----- Given material

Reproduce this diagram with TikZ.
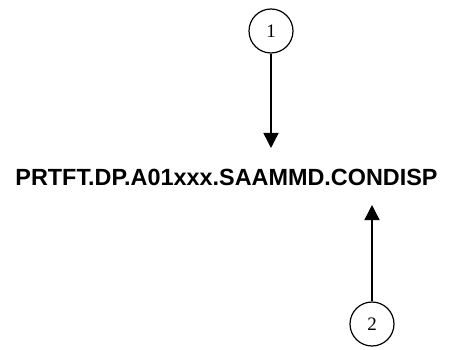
\documentclass[tikz,border=0pt]{standalone}
\usepackage{fontspec}
\setmainfont{Liberation Serif}
\newfontfamily\labelfont{Liberation Sans}
\usetikzlibrary{arrows.meta}
\definecolor{darkline}{HTML}{000000}
\tikzset{
  callout/.style={circle, draw=darkline, line width=1.2pt, minimum size=44pt, inner sep=0pt, font=\fontsize{19}{21}\selectfont},
  filename/.style={inner sep=0pt, font=\labelfont\bfseries\fontsize{23.4}{28}\selectfont},
  flow/.style={-{Triangle[length=15pt, width=15pt]}, line width=1.4pt, draw=darkline}
}
\begin{document}
\begin{tikzpicture}[x=1pt, y=-1pt]

\useasboundingbox (0,0) rectangle (450,350);

\node[callout] (one) at (271, 31) {1};
\node[filename] (file) at (226.5, 177.5) {PRTFT.DP.A01xxx.SAAMMD.CONDISP};
\node[callout] (two) at (372, 324) {2};

\coordinate (tipone) at (271, 148);
\coordinate (tiptwo) at (372, 205);

\draw[flow] (one) -- (tipone);
\draw[flow] (two) -- (tiptwo);

\end{tikzpicture}
\end{document}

----------

▶ **Problem details**: From the material above, reproduce everything verbatim except the pictures.

▶ **Answer to this task**:
Reproduce this diagram with TikZ.
\documentclass[tikz,border=0pt]{standalone}
\usepackage{fontspec}
\setmainfont{Liberation Serif}
\newfontfamily\labelfont{Liberation Sans}
\usetikzlibrary{arrows.meta}
\definecolor{darkline}{HTML}{000000}
\tikzset{
  callout/.style={circle, draw=darkline, line width=1.2pt, minimum size=44pt, inner sep=0pt, font=\fontsize{19}{21}\selectfont},
  filename/.style={inner sep=0pt, font=\labelfont\bfseries\fontsize{23.4}{28}\selectfont},
  flow/.style={-{Triangle[length=15pt, width=15pt]}, line width=1.4pt, draw=darkline}
}
\begin{document}
\begin{tikzpicture}[x=1pt, y=-1pt]

\useasboundingbox (0,0) rectangle (450,350);

\node[callout] (one) at (271, 31) {1};
\node[filename] (file) at (226.5, 177.5) {PRTFT.DP.A01xxx.SAAMMD.CONDISP};
\node[callout] (two) at (372, 324) {2};

\coordinate (tipone) at (271, 148);
\coordinate (tiptwo) at (372, 205);

\draw[flow] (one) -- (tipone);
\draw[flow] (two) -- (tiptwo);

\end{tikzpicture}
\end{document}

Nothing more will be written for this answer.